I don't recall ever seeing NIMH, I've been waiting lately for it to come on TV but they rarely show none Disney 2D animation and mostly 3D stuff these days. I may have to get the DVD.

Dazzler 7/2/2012 3:54:20 AM

I don't I ever saw this either, might have to check it someday.

MrEt 7/2/2012 5:39:16 AM

Saw this film because of Don Bluth's work on Space Ace and Dragons lair. Sometimes it's hard to believe he came from the same cloth as the rest of Disney, and other times I'm shocked that Disney has not re embraced Bluth's work the way they have Burton. Wonder how bad the falling out was.

goldeneyez 7/2/2012 5:49:18 AM

I loved this movie as a kid.

Walker 7/2/2012 6:10:43 AM

 This was an okay movie.  However, I was of the right age to have recently read the book when it came out.  I hated how the movie added all this magic and mysticism that had no place in this story.

Wiseguy 7/2/2012 6:25:41 AM

I thought I was going to be the only one to say that I've yet to see this. Always hear about it just never made the time

noahbody 7/2/2012 6:33:02 AM

I loved the movie and it is well worth a viewing. Lots of heart to this and is so much better than alot of tripe out there today. This is a movie Disney could have made but didn't and Blume deserved a HELL YEAH for getting it done.

Wyldstaar 7/2/2012 8:11:01 AM

 I loved the novel as a child, and was thrilled when I learned there was a movie on the way.  Then I saw it.  It started out fairly solid, but then degenerated into a goofy kids movie, featuring the use of magic for no readily apparent reason.  Very disappointing.

redhairs99 7/2/2012 8:39:12 AM

 This might actually be my favorite animated film of all time.  Such a great movie and I love Don Bluth's work.  I never read the book it's based on, so I can't speak to how faithful it was. Bluth had such a surge after leaving Disney and made some of my favorite animated features of the 80's including Land Before Time and An American Tale.  I think An American Tail still holds up, but I haven't seen Land Before Time in quite a while.  Still, The Secret of NiHM is his high water mark.

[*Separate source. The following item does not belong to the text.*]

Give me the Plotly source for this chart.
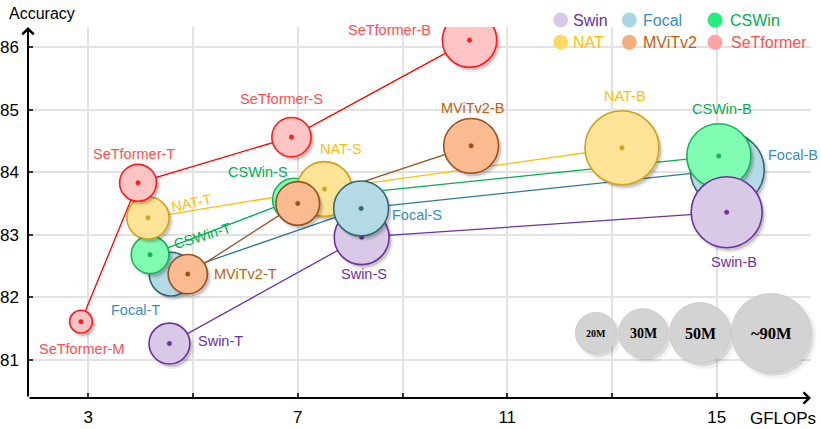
import numpy as np
import plotly.graph_objects as go

# ---------------- data ----------------
swin_names = ["Swin-T", "Swin-S", "Swin-B"]
swin_gflops = [4.55, 8.22, 15.19]
swin_acc = [81.26, 82.96, 83.36]
swin_params = [28, 50, 83]

focal_names = ["Focal-T", "Focal-S", "Focal-B"]
focal_gflops = [4.58, 8.21, 15.20]
focal_acc = [82.37, 83.42, 84.04]
focal_params = [32, 50, 90]

cswin_names = ["CSWin-T", "CSWin-S", "CSWin-B"]
cswin_gflops = [4.18, 6.93, 15.04]
cswin_acc = [82.68, 83.56, 84.26]
cswin_params = [24, 31, 68]

nat_names = ["NAT-T", "NAT-S", "NAT-B"]
nat_gflops = [4.14, 7.51, 13.19]
nat_acc = [83.27, 83.73, 84.39]
nat_params = [30, 50, 90]

mvit_names = ["MViTv2-T", "MViTv2-S", "MViTv2-B"]
mvit_gflops = [4.90, 7.00, 10.31]
mvit_acc = [82.37, 83.50, 84.42]
mvit_params = [26, 32, 50]

setf_names = ["SeTformer-M", "SeTformer-T", "SeTformer-S", "SeTformer-B"]
setf_gflops = [2.86, 3.95, 6.88, 10.28]
setf_acc = [81.61, 83.83, 84.56, 86.11]
setf_params = [9, 23, 26, 49]

size_legend_params = [20, 30, 50, 90]
size_legend_labels = ["20M", "30M", "50M", "~90M"]

x_ticks = [3, 5, 7, 9, 11, 13, 15]
x_ticklabels = ["3", "", "7", "", "11", "", "15"]
y_ticks = [81, 82, 83, 84, 85, 86]

# ---------------- styles ----------------
families = {
    "Swin": dict(names=swin_names, x=swin_gflops, y=swin_acc, p=swin_params,
                 fill="#d8c9e6", edge="#7030a0", line="#7030a0", text="#7030a0", leg="#d9c9e9"),
    "Focal": dict(names=focal_names, x=focal_gflops, y=focal_acc, p=focal_params,
                  fill="#b4dbe5", edge="#2f6878", line="#2e7b95", text="#3a8dba", leg="#a9d6e3"),
    "CSWin": dict(names=cswin_names, x=cswin_gflops, y=cswin_acc, p=cswin_params,
                  fill="#80fdb3", edge="#19b25a", line="#00b050", text="#00b050", leg="#25ef7b"),
    "NAT": dict(names=nat_names, x=nat_gflops, y=nat_acc, p=nat_params,
                fill="#ffe396", edge="#d2a21c", line="#ffc000", text="#ffc000", leg="#ffd966"),
    "MViTv2": dict(names=mvit_names, x=mvit_gflops, y=mvit_acc, p=mvit_params,
                   fill="#fbbb90", edge="#9c4f1c", line="#9c4f1c", text="#c0600f", leg="#f4ae7c"),
    "SeTformer": dict(names=setf_names, x=setf_gflops, y=setf_acc, p=setf_params,
                      fill="#ffc5c5", edge="#ff1a1a", line="#ff0000", text="#ff5050", leg="#ffa3a3"),
}

# label offsets in pixels (dx right, dy down) and rotation
label_pos = {
    "SeTformer-M": (1, 27, 0), "SeTformer-T": (-4, -29, 0), "SeTformer-S": (-10, -38, 0),
    "SeTformer-B": (-80, -10, 0),
    "NAT-T": (44, -15, -12), "NAT-S": (17, -40, 0), "NAT-B": (3, -52, 0),
    "CSWin-T": (52, -19, -17), "CSWin-S": (-36, -28, 0), "CSWin-B": (3, -47, 0),
    "Focal-T": (-36, 36, 0), "Focal-S": (56, 7, 0), "Focal-B": (66, -15, 0),
    "Swin-T": (51, -3, 0), "Swin-S": (2, 37, 0), "Swin-B": (7, 50, 0),
    "MViTv2-T": (58, 0, 0), "MViTv2-B": (1, -38, 0),
}

# drawing order bottom -> top
draw_order = ["Focal-T", "CSWin-T", "NAT-T", "SeTformer-T", "MViTv2-T", "Swin-T", "SeTformer-M",
              "CSWin-S", "NAT-S", "MViTv2-S", "Swin-S", "Focal-S", "SeTformer-S",
              "Focal-B", "CSWin-B", "Swin-B", "NAT-B", "MViTv2-B", "SeTformer-B"]

W, H = 821, 429
ML, MR, MT, MB = 28, 10, 27, 31
XR = [1.849, 16.80]
YR = [80.39, 86.32]
px_per_x = (W - ML - MR) / (XR[1] - XR[0])
px_per_y = (H - MT - MB) / (YR[1] - YR[0])


def diam(p):
    return 2 * 3.95 * np.sqrt(p) - 1


def legend_radius(p):
    return 3.6 + 3.79 * np.sqrt(p)


FONT = "Liberation Sans, Arial, sans-serif"

fig = go.Figure()

# connecting lines
for fam, d in families.items():
    fig.add_trace(go.Scatter(x=d["x"], y=d["y"], mode="lines",
                             line=dict(color=d["line"], width=1.3),
                             hoverinfo="skip", showlegend=False))

lookup = {}
for fam, d in families.items():
    for i, n in enumerate(d["names"]):
        lookup[n] = (fam, i)

sx = 2.5 / px_per_x
sy = 3.0 / px_per_y
for n in draw_order:
    fam, i = lookup[n]
    d = families[fam]
    x, y, s = d["x"][i], d["y"][i], diam(d["p"][i])
    # soft shadow
    fig.add_trace(go.Scatter(x=[x + sx * 1.2], y=[y - sy * 1.2], mode="markers",
                             marker=dict(size=s + 3, color="rgba(0,0,0,0.07)", line=dict(width=0)),
                             hoverinfo="skip", showlegend=False))
    fig.add_trace(go.Scatter(x=[x + sx], y=[y - sy], mode="markers",
                             marker=dict(size=s, color="rgba(0,0,0,0.16)", line=dict(width=0)),
                             hoverinfo="skip", showlegend=False))
    fig.add_trace(go.Scatter(x=[x], y=[y], mode="markers",
                             marker=dict(size=s, color=d["fill"], line=dict(color=d["edge"], width=1.6)),
                             name=n, showlegend=False))
    fig.add_trace(go.Scatter(x=[x], y=[y], mode="markers",
                             marker=dict(size=4.5, color=d["edge"], line=dict(color=d["edge"], width=0.5)),
                             hoverinfo="skip", showlegend=False))

# point labels
for fam, d in families.items():
    for i, n in enumerate(d["names"]):
        if n not in label_pos:
            continue
        dx, dy, ang = label_pos[n]
        fig.add_annotation(x=d["x"][i], y=d["y"][i], text=n, showarrow=False,
                           xshift=dx, yshift=-dy, textangle=ang, xanchor="center", yanchor="middle",
                           font=dict(family=FONT, size=14.5, color=d["text"]))

# axes arrows
fig.add_annotation(xref="x domain", yref="y domain", axref="x domain", ayref="y domain",
                   x=1.0, y=0, ax=0, ay=0, showarrow=True, arrowhead=4, arrowsize=1.1,
                   arrowwidth=2, arrowcolor="black", text="")
fig.add_annotation(xref="x domain", yref="y domain", axref="x domain", ayref="y domain",
                   x=0, y=1.0, ax=0, ay=0, showarrow=True, arrowhead=4, arrowsize=1.1,
                   arrowwidth=2, arrowcolor="black", text="")

PW, PH = W - ML - MR, H - MT - MB


def paper(px, py):
    return (px - ML) / PW, (H - MB - py) / PH


ax_, ay_ = paper(7, 13)
fig.add_annotation(xref="paper", yref="paper", x=ax_, y=ay_,
                   text="Accuracy", showarrow=False, xanchor="left", yanchor="middle",
                   font=dict(family=FONT, size=16, color="black"))
gx_, gy_ = paper(783, 418)
fig.add_annotation(xref="paper", yref="paper", x=gx_, y=gy_,
                   text="GFLOPs", showarrow=False, xanchor="center", yanchor="middle",
                   font=dict(family=FONT, size=17, color="black"))

# family legend (manual)
leg_layout = [("Swin", 560.7, 20, 572), ("Focal", 629.3, 20, 641.5), ("CSWin", 715, 20, 729),
              ("NAT", 560.7, 42.3, 572), ("MViTv2", 629.3, 42.3, 641.5), ("SeTformer", 715, 42.3, 730)]
for fam, cx, cy, tx in leg_layout:
    px_, py_ = paper(cx, cy)
    fig.add_shape(type="circle", xref="paper", yref="paper", xsizemode="pixel", ysizemode="pixel",
                  xanchor=px_, yanchor=py_, x0=-7.5, x1=7.5, y0=-7.5, y1=7.5,
                  fillcolor=families[fam]["leg"], line=dict(width=0))
    tpx, tpy = paper(tx, cy)
    fig.add_annotation(xref="paper", yref="paper", x=tpx, y=tpy, text=fam, showarrow=False,
                       xanchor="left", yanchor="middle", borderpad=0,
                       font=dict(family=FONT, size=16, color=families[fam]["text"]))

# size legend
size_centers = [596, 643, 700, 771]
size_fonts = [10, 14, 16, 16.5]
for p, lab, cx, fs in zip(size_legend_params, size_legend_labels, size_centers, size_fonts):
    r = legend_radius(p)
    px_, py_ = paper(cx, 333)
    for off, a, grow in [(4, 0.05, 2), (3, 0.10, 0)]:
        fig.add_shape(type="circle", xref="paper", yref="paper", xsizemode="pixel", ysizemode="pixel",
                      xanchor=px_, yanchor=py_, x0=-r - grow + off, x1=r + grow + off,
                      y0=-r - grow - off, y1=r + grow - off,
                      fillcolor=f"rgba(0,0,0,{a})", line=dict(width=0))
    fig.add_shape(type="circle", xref="paper", yref="paper", xsizemode="pixel", ysizemode="pixel",
                  xanchor=px_, yanchor=py_, x0=-r, x1=r, y0=-r, y1=r,
                  fillcolor="#d3d3d3", line=dict(color="#cdcdcd", width=1))
    fig.add_annotation(xref="paper", yref="paper", x=px_, y=py_, text=f"<b>{lab}</b>", showarrow=False,
                       xanchor="center", yanchor="middle",
                       font=dict(family="Liberation Serif, Times New Roman, serif", size=fs, color="black"))

fig.update_layout(
    width=W, height=H, margin=dict(l=ML, r=MR, t=MT, b=MB),
    plot_bgcolor="white", paper_bgcolor="white", showlegend=False,
    xaxis=dict(range=XR, tickvals=x_ticks, ticktext=x_ticklabels, showgrid=True,
               gridcolor="#e2e2e2", gridwidth=1.5, zeroline=False, showline=False,
               ticks="inside", ticklen=5, tickwidth=1.5, tickcolor="#333", ticklabelstandoff=7,
               tickfont=dict(family=FONT, size=17, color="black"), automargin=False),
    yaxis=dict(range=YR, tickvals=y_ticks, showgrid=True, gridcolor="#e2e2e2", gridwidth=1.5,
               zeroline=False, showline=False, ticks="inside", ticklen=5, tickwidth=1.5,
               tickcolor="#333", ticklabelstandoff=8, tickfont=dict(family=FONT, size=17, color="black"),
               automargin=False),
)

fig.write_html("out.html")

momitchell7 7/2/2012 10:29:14 AM

This was such a great movie! So many cool things going on and it really freaked me out as a kid, but it also created an entirely new, imaginary world for me. The visuals and creativity are top notch.

If you've never seen it, do! And it sounds like you might enjoy the movie a lot more if you don't read the book!!!